As mentioned before, only SYS_write and SYS_exit are supported for now. That means that it is not possible to run Linux programs compiled and linked with glibc, as the glibc startup code does lots of stuff that requires much more system calls.
Unfortunately, there is another major difference between Linux and Windows programs that can not be emulated as easy as a system call: Thread-local storage (TLS). Usually, all threads in a process share the same address space. However, sometimes it is necessary that variables should be thread-local, i.e., each thread has its own local copy of the variable. The implementation of TLS in Windows and Linux is similar, but incompatible, and I could not find a way to emulate the TLS implementation of Linux in Windows.

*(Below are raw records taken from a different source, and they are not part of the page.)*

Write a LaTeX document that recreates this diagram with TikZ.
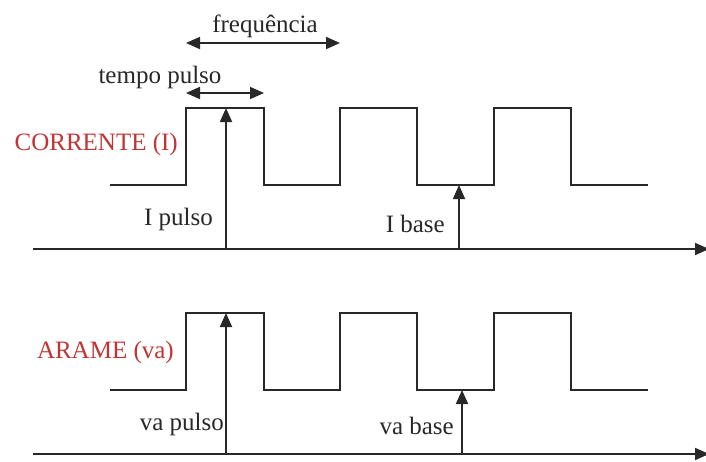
\documentclass[tikz,border=0pt]{standalone}
\usepackage{fontspec}
\setmainfont{Liberation Serif}
\usetikzlibrary{arrows.meta}
\definecolor{labelred}{RGB}{192,52,52}
\definecolor{linegray}{RGB}{40,40,40}
\begin{document}
\begin{tikzpicture}[x=1pt,y=-1pt,
  wave/.style={line width=1.8pt,draw=linegray},
  axisline/.style={line width=1.8pt,draw=linegray,-{Triangle[length=14pt,width=12pt]}},
  measure/.style={line width=1.8pt,draw=linegray,-{Triangle[length=14pt,width=12pt]}},
  span/.style={line width=1.8pt,draw=linegray,{Triangle[length=14pt,width=12pt]}-{Triangle[length=14pt,width=12pt]}},
  lbl/.style={font=\fontsize{25}{28}\selectfont, inner sep=0pt, text=linegray},
  redlbl/.style={lbl,text=labelred}]
\useasboundingbox (0,0) rectangle (706,461);

% ---- top: current ----
\draw[wave] (110,185) -| (186,108) -| (264,185) -| (340,108) -| (417,185)
  -| (494,108) -| (571,185) -- (648,185);
\coordinate (ax1s) at (33,249);
\coordinate (ax1e) at (709,249);
\draw[axisline] (ax1s) -- (ax1e);
\coordinate (ip0) at (226,249);
\coordinate (ip1) at (226,108);
\draw[measure] (ip0) -- (ip1);
\coordinate (ib0) at (459,249);
\coordinate (ib1) at (459,185);
\draw[measure] (ib0) -- (ib1);

\coordinate (tp0) at (186,93);
\coordinate (tp1) at (264,93);
\draw[span] (tp0) -- (tp1);
\coordinate (fr0) at (186,43);
\coordinate (fr1) at (340,43);
\draw[span] (fr0) -- (fr1);

\node[lbl,anchor=base] (tpl) at (160,83) {tempo pulso};
\node[lbl,anchor=base] (frl) at (265,32) {frequência};
\node[redlbl,anchor=base east] (cor) at (178,150) {CORRENTE (I)};
\node[lbl,anchor=base east] (ipl) at (213,225) {I pulso};
\node[lbl,anchor=base east] (ibl) at (445,232) {I base};

% ---- bottom: wire ----
\draw[wave] (110,390) -| (186,313) -| (264,390) -| (340,313) -| (417,390)
  -| (494,313) -| (571,390) -- (648,390);
\coordinate (ax2s) at (33,454);
\coordinate (ax2e) at (709,454);
\draw[axisline] (ax2s) -- (ax2e);
\coordinate (vp0) at (226,454);
\coordinate (vp1) at (226,313);
\draw[measure] (vp0) -- (vp1);
\coordinate (vb0) at (462,454);
\coordinate (vb1) at (462,390);
\draw[measure] (vb0) -- (vb1);

\node[redlbl,anchor=base east] (ara) at (174,358) {ARAME (va)};
\node[lbl,anchor=base east] (vpl) at (224,430) {va pulso};
\node[lbl,anchor=base east] (vbl) at (454,434) {va base};
\end{tikzpicture}
\end{document}
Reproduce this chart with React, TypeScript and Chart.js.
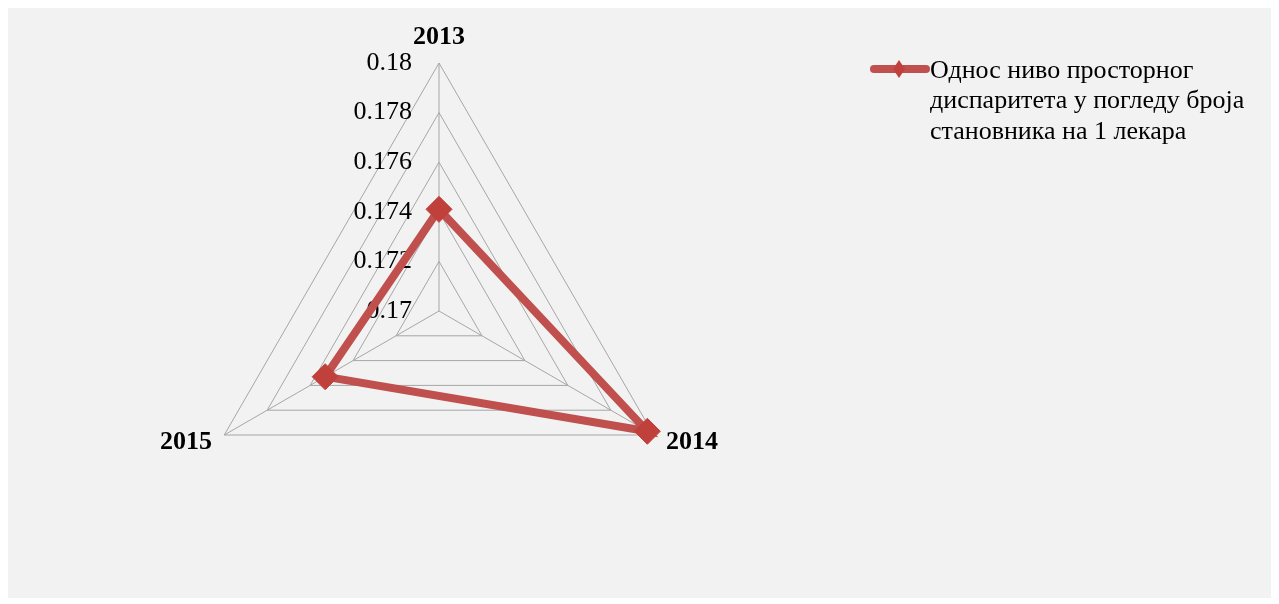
import React, { useEffect, useRef } from "react";
import { Chart, registerables } from "chart.js";

Chart.register(...registerables);

const categories = ["2013", "2014", "2015"];
const seriesValues = [0.1741, 0.1797, 0.1753];
const seriesLabelLines = [
  "Однос ниво просторног",
  "диспаритета у погледу броја",
  "становника на 1 лекара",
];
const tickLabels = ["0.17", "0.172", "0.174", "0.176", "0.178", "0.18"];
const scaleMin = 0.17;
const scaleMax = 0.18;
const scaleStep = 0.002;

const LINE_COLOR = "#c0504d";
const MARKER_COLOR = "#c0403c";
const GRID_COLOR = "#a6a6a6";
const SERIF = "'Liberation Serif', 'Times New Roman', serif";

const tickLabelPlugin = {
  id: "tickLabelPlugin",
  beforeDatasetsDraw(chart: any) {
    const s = chart.scales.r;
    const ctx = chart.ctx;
    ctx.save();
    ctx.font = `26px ${SERIF}`;
    ctx.fillStyle = "#000";
    ctx.textAlign = "right";
    ctx.textBaseline = "middle";
    s.ticks.forEach((t: any, i: number) => {
      const d = s.getDistanceFromCenterForValue(t.value);
      const label = tickLabels[i] ?? String(parseFloat(t.value.toFixed(3)));
      ctx.fillText(label, s.xCenter - 27, s.yCenter - d);
    });
    ctx.restore();
  },
};

const legendPlugin = {
  id: "customLegend",
  afterDraw(chart: any) {
    const ctx = chart.ctx;
    const ds = chart.data.datasets[0];
    ctx.save();
    ctx.strokeStyle = ds.borderColor;
    ctx.lineWidth = 8;
    ctx.lineCap = "round";
    ctx.beginPath();
    ctx.moveTo(866, 61);
    ctx.lineTo(918, 61);
    ctx.stroke();
    ctx.fillStyle = ds.pointBackgroundColor;
    ctx.beginPath();
    ctx.moveTo(891, 52);
    ctx.lineTo(897, 61);
    ctx.lineTo(891, 70);
    ctx.lineTo(885, 61);
    ctx.closePath();
    ctx.fill();
    ctx.fillStyle = "#000";
    ctx.font = `26px ${SERIF}`;
    ctx.textAlign = "left";
    ctx.textBaseline = "middle";
    seriesLabelLines.forEach((line, i) => {
      ctx.fillText(line, 922, 63 + i * 30.5);
    });
    ctx.restore();
  },
};

export default function App() {
  const ref = useRef<HTMLCanvasElement | null>(null);

  useEffect(() => {
    if (!ref.current) return;
    const chart = new Chart(ref.current, {
      type: "radar",
      data: {
        labels: categories,
        datasets: [
          {
            label: seriesLabelLines.join(" "),
            data: seriesValues,
            borderColor: LINE_COLOR,
            borderWidth: 8,
            backgroundColor: "transparent",
            fill: false,
            pointStyle: "rectRot",
            pointRadius: 13,
            pointHoverRadius: 13,
            pointBackgroundColor: MARKER_COLOR,
            pointBorderColor: MARKER_COLOR,
            pointBorderWidth: 1,
          },
        ],
      },
      options: {
        responsive: false,
        animation: false,
        layout: { padding: 0 },
        plugins: {
          legend: { display: false },
          tooltip: { enabled: false },
        },
        scales: {
          r: {
            min: scaleMin,
            max: scaleMax,
            ticks: { display: false, stepSize: scaleStep },
            grid: { color: GRID_COLOR, lineWidth: 1 },
            angleLines: { color: GRID_COLOR, lineWidth: 1 },
            pointLabels: {
              color: "#000",
              font: { family: SERIF, size: 26, weight: "bold", lineHeight: "1px" },
              padding: (c: any) => [25, 14, 14][c.index] ?? 10,
            },
            afterSetDimensions: (s: any) => {
              s.xCenter = 431;
              s.yCenter = 303;
              s.drawingArea = 248;
            },
          } as any,
        },
      },
      plugins: [tickLabelPlugin, legendPlugin],
    });
    return () => chart.destroy();
  }, []);

  return (
    <div style={{ width: 1263, height: 590, background: "#f2f2f2" }}>
      <canvas ref={ref} width={1263} height={590} />
    </div>
  );
}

In Linux, thread-local variables are stored in distinct memory segments per thread, identified by entries in the GDT. On a context switch, the GDT entry is updated to point to the memory block that contains the per-thread data. The (constant) selector for the GDT entry is stored in the GS register. All memory accesses to thread-local variables are prefixed by %gs, redirecting them to the thread-local memory location. The problem is that it seems to be impossible to manipulate the GDT and set the GS register in Windows, although GS is not used (on 32-bit systems).
It is possible to work around this limitation by rewriting all instructions that contain memory locations prefixed by %gs. However, this is complicated and probably very slow. Up to now, I haven’t tried it.